* Objective: Copy all records verbatim.

[Entries with chart source code]
────

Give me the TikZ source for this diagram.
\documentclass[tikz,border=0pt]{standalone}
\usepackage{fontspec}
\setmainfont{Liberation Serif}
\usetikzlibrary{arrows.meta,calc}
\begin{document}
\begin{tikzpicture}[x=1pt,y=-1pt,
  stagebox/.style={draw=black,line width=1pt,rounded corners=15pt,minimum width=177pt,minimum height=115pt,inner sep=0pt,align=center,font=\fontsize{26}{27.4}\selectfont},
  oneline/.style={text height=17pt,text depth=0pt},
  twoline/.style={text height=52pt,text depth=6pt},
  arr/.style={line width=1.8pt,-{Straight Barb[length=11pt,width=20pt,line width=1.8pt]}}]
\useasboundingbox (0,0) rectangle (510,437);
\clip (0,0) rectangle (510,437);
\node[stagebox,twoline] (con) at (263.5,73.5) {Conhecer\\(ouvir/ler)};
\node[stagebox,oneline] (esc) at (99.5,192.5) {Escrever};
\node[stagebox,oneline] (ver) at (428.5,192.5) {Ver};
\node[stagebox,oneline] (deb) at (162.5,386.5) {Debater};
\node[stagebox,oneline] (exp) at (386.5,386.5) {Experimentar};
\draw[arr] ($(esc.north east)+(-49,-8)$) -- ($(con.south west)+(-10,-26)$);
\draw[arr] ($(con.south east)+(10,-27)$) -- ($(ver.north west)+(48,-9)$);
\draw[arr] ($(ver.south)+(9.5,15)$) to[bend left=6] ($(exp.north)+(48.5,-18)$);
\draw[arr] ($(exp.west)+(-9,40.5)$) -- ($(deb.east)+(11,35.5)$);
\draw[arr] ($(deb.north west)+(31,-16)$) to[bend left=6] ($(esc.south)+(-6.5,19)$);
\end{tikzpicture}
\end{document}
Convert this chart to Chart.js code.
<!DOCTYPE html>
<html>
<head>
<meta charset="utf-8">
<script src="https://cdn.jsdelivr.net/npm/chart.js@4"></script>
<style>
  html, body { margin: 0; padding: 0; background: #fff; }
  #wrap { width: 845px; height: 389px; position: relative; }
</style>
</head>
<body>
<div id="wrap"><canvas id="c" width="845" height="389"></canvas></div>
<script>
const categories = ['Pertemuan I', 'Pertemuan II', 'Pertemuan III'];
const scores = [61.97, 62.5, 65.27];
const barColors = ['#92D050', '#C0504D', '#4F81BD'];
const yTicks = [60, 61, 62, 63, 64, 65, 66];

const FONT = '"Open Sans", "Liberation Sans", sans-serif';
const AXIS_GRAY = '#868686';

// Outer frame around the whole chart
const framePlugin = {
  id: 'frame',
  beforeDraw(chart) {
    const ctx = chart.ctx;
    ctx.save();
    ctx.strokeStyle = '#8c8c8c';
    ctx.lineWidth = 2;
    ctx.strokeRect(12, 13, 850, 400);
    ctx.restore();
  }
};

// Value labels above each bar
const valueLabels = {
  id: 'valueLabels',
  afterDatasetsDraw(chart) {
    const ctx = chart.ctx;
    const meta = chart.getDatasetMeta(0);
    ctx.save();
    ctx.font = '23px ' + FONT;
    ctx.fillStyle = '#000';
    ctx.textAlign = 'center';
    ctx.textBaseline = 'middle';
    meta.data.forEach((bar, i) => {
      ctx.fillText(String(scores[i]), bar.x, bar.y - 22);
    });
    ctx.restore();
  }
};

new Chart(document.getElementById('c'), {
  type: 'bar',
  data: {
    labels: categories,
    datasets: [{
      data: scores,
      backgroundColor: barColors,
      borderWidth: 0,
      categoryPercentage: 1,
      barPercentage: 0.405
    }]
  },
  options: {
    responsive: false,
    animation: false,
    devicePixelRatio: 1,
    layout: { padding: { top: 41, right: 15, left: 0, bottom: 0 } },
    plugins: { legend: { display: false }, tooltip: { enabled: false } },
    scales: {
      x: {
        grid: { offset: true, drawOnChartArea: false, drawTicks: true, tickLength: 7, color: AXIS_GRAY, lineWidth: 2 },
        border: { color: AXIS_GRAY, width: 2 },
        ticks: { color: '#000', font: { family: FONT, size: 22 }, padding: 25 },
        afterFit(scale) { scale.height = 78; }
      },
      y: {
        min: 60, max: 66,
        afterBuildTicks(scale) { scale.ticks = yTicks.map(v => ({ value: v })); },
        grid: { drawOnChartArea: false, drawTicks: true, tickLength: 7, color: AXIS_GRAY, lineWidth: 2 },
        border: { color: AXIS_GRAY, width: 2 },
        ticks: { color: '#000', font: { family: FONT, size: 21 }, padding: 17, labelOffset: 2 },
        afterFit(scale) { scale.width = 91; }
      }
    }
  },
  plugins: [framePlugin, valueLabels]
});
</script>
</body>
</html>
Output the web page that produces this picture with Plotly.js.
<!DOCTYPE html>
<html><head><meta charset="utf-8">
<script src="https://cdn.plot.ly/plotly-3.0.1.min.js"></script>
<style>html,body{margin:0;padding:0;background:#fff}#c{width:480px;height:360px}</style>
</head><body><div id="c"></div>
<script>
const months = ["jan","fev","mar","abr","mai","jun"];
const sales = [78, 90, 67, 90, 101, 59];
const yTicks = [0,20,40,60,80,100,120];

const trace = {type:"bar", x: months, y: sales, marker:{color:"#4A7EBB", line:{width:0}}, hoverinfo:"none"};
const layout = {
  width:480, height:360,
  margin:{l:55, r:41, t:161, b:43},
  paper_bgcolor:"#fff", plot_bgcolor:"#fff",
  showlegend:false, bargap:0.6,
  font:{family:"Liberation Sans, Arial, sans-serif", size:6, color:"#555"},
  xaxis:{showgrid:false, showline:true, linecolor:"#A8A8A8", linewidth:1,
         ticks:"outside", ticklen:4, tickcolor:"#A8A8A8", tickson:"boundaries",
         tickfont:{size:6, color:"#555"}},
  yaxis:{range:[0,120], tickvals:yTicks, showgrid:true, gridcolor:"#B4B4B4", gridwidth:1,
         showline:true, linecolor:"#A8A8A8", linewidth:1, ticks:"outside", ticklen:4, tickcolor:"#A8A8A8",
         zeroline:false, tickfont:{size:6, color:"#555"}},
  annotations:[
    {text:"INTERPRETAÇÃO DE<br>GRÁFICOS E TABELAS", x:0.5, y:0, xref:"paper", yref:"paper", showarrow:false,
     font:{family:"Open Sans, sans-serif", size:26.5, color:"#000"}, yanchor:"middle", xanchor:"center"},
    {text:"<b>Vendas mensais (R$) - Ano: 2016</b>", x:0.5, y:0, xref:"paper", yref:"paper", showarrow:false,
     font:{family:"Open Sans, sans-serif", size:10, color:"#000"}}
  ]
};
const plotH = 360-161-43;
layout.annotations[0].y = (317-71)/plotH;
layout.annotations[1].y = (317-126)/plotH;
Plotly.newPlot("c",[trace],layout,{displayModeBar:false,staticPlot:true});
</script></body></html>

────

* Reply:
Give me the TikZ source for this diagram.
\documentclass[tikz,border=0pt]{standalone}
\usepackage{fontspec}
\setmainfont{Liberation Serif}
\usetikzlibrary{arrows.meta,calc}
\begin{document}
\begin{tikzpicture}[x=1pt,y=-1pt,
  stagebox/.style={draw=black,line width=1pt,rounded corners=15pt,minimum width=177pt,minimum height=115pt,inner sep=0pt,align=center,font=\fontsize{26}{27.4}\selectfont},
  oneline/.style={text height=17pt,text depth=0pt},
  twoline/.style={text height=52pt,text depth=6pt},
  arr/.style={line width=1.8pt,-{Straight Barb[length=11pt,width=20pt,line width=1.8pt]}}]
\useasboundingbox (0,0) rectangle (510,437);
\clip (0,0) rectangle (510,437);
\node[stagebox,twoline] (con) at (263.5,73.5) {Conhecer\\(ouvir/ler)};
\node[stagebox,oneline] (esc) at (99.5,192.5) {Escrever};
\node[stagebox,oneline] (ver) at (428.5,192.5) {Ver};
\node[stagebox,oneline] (deb) at (162.5,386.5) {Debater};
\node[stagebox,oneline] (exp) at (386.5,386.5) {Experimentar};
\draw[arr] ($(esc.north east)+(-49,-8)$) -- ($(con.south west)+(-10,-26)$);
\draw[arr] ($(con.south east)+(10,-27)$) -- ($(ver.north west)+(48,-9)$);
\draw[arr] ($(ver.south)+(9.5,15)$) to[bend left=6] ($(exp.north)+(48.5,-18)$);
\draw[arr] ($(exp.west)+(-9,40.5)$) -- ($(deb.east)+(11,35.5)$);
\draw[arr] ($(deb.north west)+(31,-16)$) to[bend left=6] ($(esc.south)+(-6.5,19)$);
\end{tikzpicture}
\end{document}
Convert this chart to Chart.js code.
<!DOCTYPE html>
<html>
<head>
<meta charset="utf-8">
<script src="https://cdn.jsdelivr.net/npm/chart.js@4"></script>
<style>
  html, body { margin: 0; padding: 0; background: #fff; }
  #wrap { width: 845px; height: 389px; position: relative; }
</style>
</head>
<body>
<div id="wrap"><canvas id="c" width="845" height="389"></canvas></div>
<script>
const categories = ['Pertemuan I', 'Pertemuan II', 'Pertemuan III'];
const scores = [61.97, 62.5, 65.27];
const barColors = ['#92D050', '#C0504D', '#4F81BD'];
const yTicks = [60, 61, 62, 63, 64, 65, 66];

const FONT = '"Open Sans", "Liberation Sans", sans-serif';
const AXIS_GRAY = '#868686';

// Outer frame around the whole chart
const framePlugin = {
  id: 'frame',
  beforeDraw(chart) {
    const ctx = chart.ctx;
    ctx.save();
    ctx.strokeStyle = '#8c8c8c';
    ctx.lineWidth = 2;
    ctx.strokeRect(12, 13, 850, 400);
    ctx.restore();
  }
};

// Value labels above each bar
const valueLabels = {
  id: 'valueLabels',
  afterDatasetsDraw(chart) {
    const ctx = chart.ctx;
    const meta = chart.getDatasetMeta(0);
    ctx.save();
    ctx.font = '23px ' + FONT;
    ctx.fillStyle = '#000';
    ctx.textAlign = 'center';
    ctx.textBaseline = 'middle';
    meta.data.forEach((bar, i) => {
      ctx.fillText(String(scores[i]), bar.x, bar.y - 22);
    });
    ctx.restore();
  }
};

new Chart(document.getElementById('c'), {
  type: 'bar',
  data: {
    labels: categories,
    datasets: [{
      data: scores,
      backgroundColor: barColors,
      borderWidth: 0,
      categoryPercentage: 1,
      barPercentage: 0.405
    }]
  },
  options: {
    responsive: false,
    animation: false,
    devicePixelRatio: 1,
    layout: { padding: { top: 41, right: 15, left: 0, bottom: 0 } },
    plugins: { legend: { display: false }, tooltip: { enabled: false } },
    scales: {
      x: {
        grid: { offset: true, drawOnChartArea: false, drawTicks: true, tickLength: 7, color: AXIS_GRAY, lineWidth: 2 },
        border: { color: AXIS_GRAY, width: 2 },
        ticks: { color: '#000', font: { family: FONT, size: 22 }, padding: 25 },
        afterFit(scale) { scale.height = 78; }
      },
      y: {
        min: 60, max: 66,
        afterBuildTicks(scale) { scale.ticks = yTicks.map(v => ({ value: v })); },
        grid: { drawOnChartArea: false, drawTicks: true, tickLength: 7, color: AXIS_GRAY, lineWidth: 2 },
        border: { color: AXIS_GRAY, width: 2 },
        ticks: { color: '#000', font: { family: FONT, size: 21 }, padding: 17, labelOffset: 2 },
        afterFit(scale) { scale.width = 91; }
      }
    }
  },
  plugins: [framePlugin, valueLabels]
});
</script>
</body>
</html>
Output the web page that produces this picture with Plotly.js.
<!DOCTYPE html>
<html><head><meta charset="utf-8">
<script src="https://cdn.plot.ly/plotly-3.0.1.min.js"></script>
<style>html,body{margin:0;padding:0;background:#fff}#c{width:480px;height:360px}</style>
</head><body><div id="c"></div>
<script>
const months = ["jan","fev","mar","abr","mai","jun"];
const sales = [78, 90, 67, 90, 101, 59];
const yTicks = [0,20,40,60,80,100,120];

const trace = {type:"bar", x: months, y: sales, marker:{color:"#4A7EBB", line:{width:0}}, hoverinfo:"none"};
const layout = {
  width:480, height:360,
  margin:{l:55, r:41, t:161, b:43},
  paper_bgcolor:"#fff", plot_bgcolor:"#fff",
  showlegend:false, bargap:0.6,
  font:{family:"Liberation Sans, Arial, sans-serif", size:6, color:"#555"},
  xaxis:{showgrid:false, showline:true, linecolor:"#A8A8A8", linewidth:1,
         ticks:"outside", ticklen:4, tickcolor:"#A8A8A8", tickson:"boundaries",
         tickfont:{size:6, color:"#555"}},
  yaxis:{range:[0,120], tickvals:yTicks, showgrid:true, gridcolor:"#B4B4B4", gridwidth:1,
         showline:true, linecolor:"#A8A8A8", linewidth:1, ticks:"outside", ticklen:4, tickcolor:"#A8A8A8",
         zeroline:false, tickfont:{size:6, color:"#555"}},
  annotations:[
    {text:"INTERPRETAÇÃO DE<br>GRÁFICOS E TABELAS", x:0.5, y:0, xref:"paper", yref:"paper", showarrow:false,
     font:{family:"Open Sans, sans-serif", size:26.5, color:"#000"}, yanchor:"middle", xanchor:"center"},
    {text:"<b>Vendas mensais (R$) - Ano: 2016</b>", x:0.5, y:0, xref:"paper", yref:"paper", showarrow:false,
     font:{family:"Open Sans, sans-serif", size:10, color:"#000"}}
  ]
};
const plotH = 360-161-43;
layout.annotations[0].y = (317-71)/plotH;
layout.annotations[1].y = (317-126)/plotH;
Plotly.newPlot("c",[trace],layout,{displayModeBar:false,staticPlot:true});
</script></body></html>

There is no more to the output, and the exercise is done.